The living is easy...

It's been a strange summer here in Post-Soviet Union land. One thing that is hard to get used to is that people here take their summers SERIOUSLY. Work is SO not a priority. The summer is for being with your family, vacationing, going to the seaside and relaxing. I have to say, it is something I can get used to. I have been traveling pretty much every weekend to Chisinau to be with the new group of trainees that have arrived. It is so weird to see it from this side now. I remember last summer and it seems like 10 years ago. It's a good group of people. The first weekend of July, the US Embassy threw their annual Fourth of July party. I decided to take Viktor with me. He likes to be around Americans, God knows why. His English is so good, he had me introduce him to everyone as Albert from Philadelphia. Naturally, everyone fell in love with him. How can you not? It was a great night.
Me and my friend, Michael from training.

Having a long awaited hamburger.

Viktor and I illustrating our cross cultural friendship.

Me and my friend, Rich from HS. Two HHS alums celebrating Independence Day in a foreign land.
The following weekend, a bunch of us headed to Odessa, Ukraine for a day at the beach. It was so fun and beautiful and just wonderful to get away. It wasn't too far away and I never thought I'd be able to say I went swimming in the Black Sea...but I did it. 
Love European beaches.

Me and my COD homegirls. (Just missing Maria and Andrea)

Our sunburned, beach hair'd group - Jessica, Me, Lyndsey, Chris, Conrad, Lindsay and Jenn (Kitsy).
When I came back from Odessa, Viktor and Alex went on a week long trip to Poland. While they were gone, it was super hot here, Holly was on vacation with her friends in was quite lonely. It was not a great time. Also, since I had spent money on my beach excursion, I was really looking forward to getting paid. We usually get paid around the 20th...yada yada yada...we did not get paid until the 28th. This resulted in a very cranky week of eating bread. When Jenn is not eating good food, she is a VERY angry and cranky girl. That on top of all my friends being was not a good time in my life. I am very glad that it is over. It was definitely the lowest I have felt since I have been here. 
In the past 2 months I have said goodbye to these people:
Erin and Ryne (Erin moved to Nepal, Ryne back to Chicago.)

Dima (Moved to Moscow)

Adam (to Monterey for Grad school)

Brad (moved back to Georgia) and Dylan (moved to Nepal)
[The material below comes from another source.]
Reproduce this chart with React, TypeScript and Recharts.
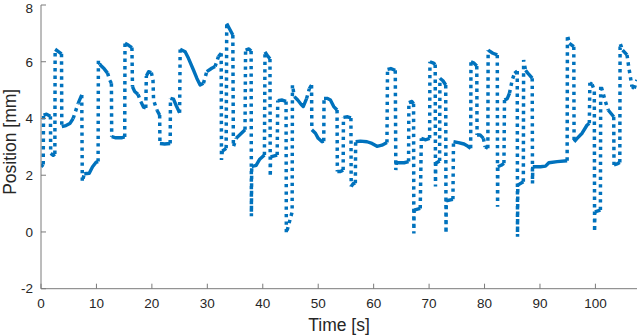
import React from 'react';
import { LineChart, Line, XAxis, YAxis } from 'recharts';

const time = [
  0, 0.4, 0.45, 1.0, 1.7, 1.75, 2.2, 2.5, 2.55, 3.2, 3.7, 3.75, 4.5, 5.2, 5.8, 6.7, 7.35, 7.45, 7.8, 8.7,
  9.3, 9.9, 10.3, 10.35, 10.6, 11.4, 12.0, 12.4, 12.7, 12.75, 13.5, 14.5, 15.1, 15.15, 15.8, 16.4, 16.5, 16.9, 17.5, 18.0,
  18.5, 18.9, 19.0, 19.4, 19.9, 20.2, 20.3, 20.9, 21.4, 21.45, 22.3, 23.3, 23.35, 23.9, 24.4, 25.0, 25.1, 26.0, 26.6, 27.5,
  28.1, 28.7, 29.3, 29.9, 30.8, 31.4, 32.0, 32.5, 32.55, 32.7, 33.4, 33.5, 33.9, 34.6, 34.7, 35.2, 36.0, 36.8, 36.9, 37.5,
  37.9, 37.95, 38.0, 38.8, 39.4, 40.3, 40.4, 40.9, 41.3, 41.35, 41.4, 42.6, 42.7, 43.5, 44.2, 44.25, 45.3, 45.35, 45.7, 46.3,
  46.9, 47.3, 47.9, 48.4, 48.8, 48.85, 49.5, 50.0, 50.7, 51.0, 51.05, 51.6, 52.2, 52.8, 53.4, 53.45, 54.0, 54.5, 54.55, 55.3,
  55.9, 55.95, 56.3, 56.7, 56.75, 57.6, 58.8, 59.7, 60.6, 61.5, 62.4, 62.5, 63.1, 63.9, 64.0, 64.1, 65.5, 66.3, 66.35, 66.9,
  67.2, 67.25, 67.3, 68.4, 68.6, 69.4, 70.1, 70.15, 70.8, 71.1, 71.15, 71.2, 71.9, 71.95, 72.5, 73.0, 73.05, 73.1, 74.3, 74.4,
  75.3, 76.3, 77.0, 77.5, 77.55, 78.1, 78.6, 78.65, 79.2, 79.8, 80.1, 80.6, 80.65, 81.5, 82.3, 82.35, 82.4, 83.0, 83.5, 83.6,
  84.1, 84.5, 85.0, 85.4, 85.9, 85.95, 86.0, 87.0, 87.05, 87.4, 87.8, 88.6, 88.65, 88.7, 90.1, 91.0, 91.6, 93.1, 94.9, 94.95,
  95.3, 96.1, 96.15, 96.7, 97.6, 98.5, 98.9, 99.0, 99.4, 99.8, 99.85, 99.9, 100.9, 100.95, 101.3, 101.8, 102.3, 103.3, 103.35, 103.9,
  104.4, 104.45, 104.9, 105.7, 106.0, 106.3, 106.6, 107.0, 107.5,
];

const position = [
  2.3, 2.38, 4.12, 4.15, 4.08, 2.77, 2.7, 2.75, 6.44, 6.35, 6.28, 3.71, 3.75, 3.82, 4.0, 4.53, 4.83, 1.77, 2.05, 2.07,
  2.3, 2.45, 2.48, 6.06, 5.9, 5.75, 5.6, 5.35, 5.24, 3.36, 3.32, 3.32, 3.35, 6.65, 6.58, 6.5, 5.12, 4.95, 4.85, 4.6,
  4.4, 4.37, 5.5, 5.65, 5.62, 5.36, 4.65, 4.3, 4.12, 3.12, 3.1, 3.12, 4.71, 4.68, 4.45, 4.2, 6.44, 6.35, 6.12, 5.71,
  5.42, 5.18, 5.24, 5.65, 5.77, 5.83, 6.18, 6.3, 2.54, 2.85, 2.95, 7.35, 7.2, 6.94, 3.0, 3.3, 3.45, 3.6, 6.41, 6.45,
  6.38, 0.55, 2.3, 2.35, 2.55, 2.71, 6.35, 6.2, 6.1, 1.95, 2.65, 2.71, 4.63, 4.65, 4.6, -0.05, 0.71, 5.18, 4.77, 4.65,
  4.5, 4.42, 4.7, 5.05, 5.18, 3.6, 3.48, 3.3, 3.18, 3.2, 4.71, 4.71, 4.65, 4.42, 4.3, 2.13, 2.13, 2.18, 4.04, 4.06,
  4.02, 1.6, 1.7, 1.72, 3.18, 3.2, 3.18, 3.12, 3.02, 3.06, 3.15, 5.73, 5.76, 5.7, 2.18, 2.44, 2.44, 2.48, 4.56, 4.6,
  4.52, -0.05, 0.77, 0.83, 3.3, 3.25, 3.3, 6.0, 5.95, 5.9, 1.6, 2.42, 2.5, 5.42, 5.33, 5.18, -0.05, 1.1, 1.15, 3.18,
  3.15, 3.1, 3.02, 2.95, 6.0, 5.95, 5.85, 3.42, 3.42, 3.3, 3.0, 2.95, 6.41, 6.3, 6.24, 0.89, 2.3, 2.35, 2.42, 4.65,
  4.7, 4.89, 5.36, 5.59, 5.67, -0.17, 1.65, 1.77, 6.06, 5.7, 5.6, 5.42, 1.71, 2.3, 2.3, 2.32, 2.44, 2.48, 2.51, 6.94,
  6.65, 6.53, 3.18, 3.3, 3.48, 3.77, 3.83, 5.26, 5.2, 5.0, 0.01, 0.71, 0.77, 5.18, 4.95, 4.6, 4.3, 4.06, 2.36, 2.4,
  2.45, 6.65, 6.41, 6.24, 5.83, 5.47, 5.12, 5.06, 5.36,
];

const xTicks = [0, 10, 20, 30, 40, 50, 60, 70, 80, 90, 100];
const yTicks = [-2, 0, 2, 4, 6, 8];
const xDomain: [number, number] = [0, 107.5];
const yDomain: [number, number] = [-2, 8];

const W = 640;
const H = 336;
const M = { top: 5, right: 3, bottom: 0, left: 0 };
const Y_AXIS_W = 41;
const X_AXIS_H = 47.3;
const PLOT_W = W - M.left - M.right - Y_AXIS_W;
const PLOT_H = H - M.top - M.bottom - X_AXIS_H;

const BLUE = '#0072BD';
const AXIS = '#7a7a7a';
const TEXT = '#262626';
const FONT = '"Liberation Sans", Arial, Helvetica, sans-serif';

type Pt = { t: number; y: number | null };

function buildSeries() {
  const solid: Pt[] = [];
  const dotted: Pt[] = [];
  const pxX = PLOT_W / (xDomain[1] - xDomain[0]);
  const pxY = PLOT_H / (yDomain[1] - yDomain[0]);
  for (let i = 0; i < time.length - 1; i++) {
    const dx = (time[i + 1] - time[i]) * pxX;
    const dy = (position[i + 1] - position[i]) * pxY;
    const fast = Math.abs(dy) > 2.5 * Math.abs(dx);
    const target = fast ? dotted : solid;
    const last = target[target.length - 1];
    if (!last || last.t !== time[i] || last.y !== position[i]) {
      if (last) target.push({ t: time[i], y: null });
      target.push({ t: time[i], y: position[i] });
    }
    target.push({ t: time[i + 1], y: position[i + 1] });
  }
  return { solid, dotted };
}

const { solid, dotted } = buildSeries();

const tickStyle = { fill: TEXT, fontSize: 13.5, fontFamily: FONT };

export default function App() {
  return (
    <div style={{ position: 'absolute', left: 0, top: 0, width: W, height: H, background: '#fff' }}>
      <LineChart width={W} height={H} margin={M}>
        <XAxis
          xAxisId="b"
          dataKey="t"
          type="number"
          domain={xDomain}
          ticks={xTicks}
          allowDataOverflow
          height={X_AXIS_H}
          stroke={AXIS}
          tickSize={-5}
          tickMargin={15}
          tick={tickStyle}
          label={{ value: 'Time [s]', position: 'insideBottom', offset: 5, style: { fill: TEXT, fontSize: 17.5, fontFamily: FONT } }}
        />
        <XAxis
          xAxisId="t"
          orientation="top"
          dataKey="t"
          type="number"
          domain={xDomain}
          ticks={xTicks}
          allowDataOverflow
          height={0}
          stroke={AXIS}
          tickSize={-5}
          tick={() => <g />}
        />
        <YAxis
          yAxisId="l"
          type="number"
          domain={yDomain}
          ticks={yTicks}
          allowDataOverflow
          width={Y_AXIS_W}
          stroke={AXIS}
          tickSize={-5}
          tickMargin={13}
          tick={tickStyle}
          label={{ value: 'Position [mm]', angle: -90, position: 'insideLeft', offset: 9.5, dy: -5, style: { textAnchor: 'middle', fill: TEXT, fontSize: 17.5, fontFamily: FONT } }}
        />
        <YAxis
          yAxisId="r"
          orientation="right"
          type="number"
          domain={yDomain}
          ticks={yTicks}
          allowDataOverflow
          width={0}
          stroke={AXIS}
          tickSize={-5}
          tick={() => <g />}
        />
        <Line
          xAxisId="b"
          yAxisId="l"
          data={solid}
          dataKey="y"
          type="linear"
          stroke={BLUE}
          strokeWidth={3.4}
          strokeLinejoin="round"
          dot={false}
          activeDot={false}
          connectNulls={false}
          isAnimationActive={false}
        />
        <Line
          xAxisId="b"
          yAxisId="l"
          data={dotted}
          dataKey="y"
          type="linear"
          stroke={BLUE}
          strokeWidth={3.5}
          strokeDasharray="3.4 4.1"
          strokeLinecap="butt"
          dot={false}
          activeDot={false}
          connectNulls={false}
          isAnimationActive={false}
        />
      </LineChart>
    </div>
  );
}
Monika (moved to Boston for grad school)
It has not been easy. I knew saying goodbye to people would be a part of this life but I didn't think it would be this hard. With all these goodbye, people are constantly asking me, what's next? What is next for me. I am technically done with the Peace Corps in July, 2013. That is 11 months away. Do any of you know what you're going to be doing next July? Neither do I. So please stop asking. I have 11 more months in this country and I am going to do my best to make the most of them. I am not in American mentality mode where I have to concentrate on what I WILL be doing instead of what I AM doing. I will figure that out then. Thank you for your concern, let me worry about it.
In 3 weeks, I have to say goodbye to this guy:
Viktor and me.
He has been accepted as an EVS (European equivalent to the Peace Corps) in France for a year. Meaning I will be gone by the time he gets back. He is my best friend that I have made here in Moldova and the thought of doing this without him is only comforted by the fact that he is doing something with his life and seizing an opportunity. I don't know what this place will be like without him. I'm scared to find out.